Isaac with his first turkey.
An hour passed and it seemed like the birds hadn’t moved at all. With them being in their winter flocks, I was afraid this could happen. Still, they kept us engaged. I didn’t hit the call much early on because I knew they were all flocked up and with hens. They’d answer to every call, but never advance. Without being able to see them, our options were limited. Our hands were getting cold and Isaac’s toes were starting to get that tingly feeling every cold-weather hunter knows all too well.

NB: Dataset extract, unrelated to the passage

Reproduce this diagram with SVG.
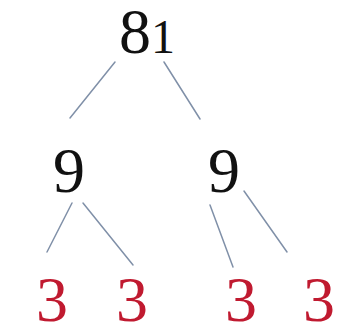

Not knowing how much longer we’d be able to last, I decided to amp up the calling with the hopes of firing up the hens. Armed with diaphragm call in my mouth and a box call in hand, I started calling as if there were two hens and a gobbler out in the field. Just as I had hoped, the hens in the group started firing back and the gobblers were responding. Our eyes were peeled to the wood line, surely something was going to appear.

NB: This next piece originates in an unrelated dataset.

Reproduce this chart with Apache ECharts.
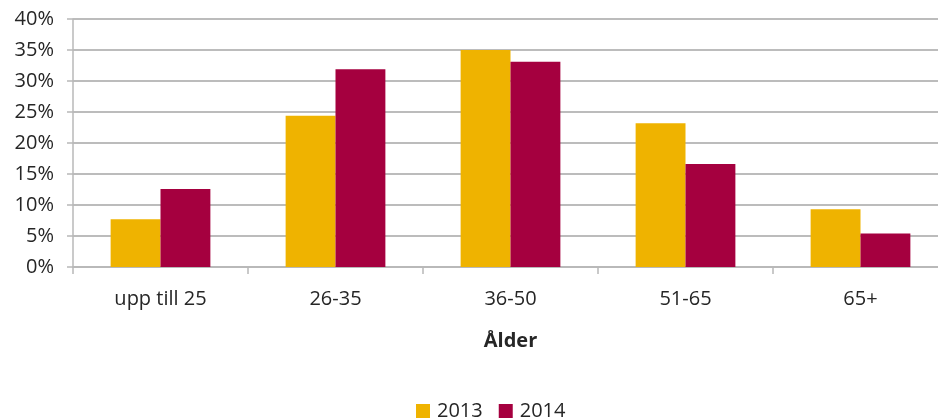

More ramped up calling and more responses, but still no visual. Then, during a quiet period, we heard a sound I’m very familiar with coming from directly behind us. I knew exactly what I was going to see when I peeked out the back window of the blind – a tom in full strut! Not one, but two! Their wings were popping off the crusty snow and the strutting gobblers were less than 5 yards away!
Mayhem broke out in the blind as I shuffled to get the camera out of Isaac’s way and he readied for the shot. You can’t really walk a first time hunter through the steps of aiming and breathing when a hunt takes a turn like this. These birds came out of nowhere! To make matters even trickier, the birds came from our back left and Isaac being a lefty needed to completely shift his body for the shot. Amazingly, he got the gun out the window as I sat back with the camera.
Isaac preparing to take the shot on the strutting tom.
The birds were walking by at about 25 yards when Isaac finally got a bead on the moving gobbler’s head. As he steadied his aim, you could hear the nervous and excited breaths that overtake a hunters’ body every time a shot is about to be taken.
The gobbler folded in its tracks from a perfectly placed shot. Like a couple of little school girls, we giggled, high-fived, and celebrated an unbelievable turkey hunt. We honestly could not believe what had just happened. Isaac was tagged out with a whopping 27.5-pound longbeard!
On his very first turkey hunt, with less than ideal conditions, Isaac had shot a bird bigger than anything I’ve ever shot over the course of 14 previous turkey seasons! What a bird and what an accomplishment! More than anything, I’m glad I was there to be part of something that he will never forget.
Yup, this world just gained another lifelong hunter and I encourage anybody who is willing and able to do the same and take a kid hunting. Trust me, it’ll be worth it.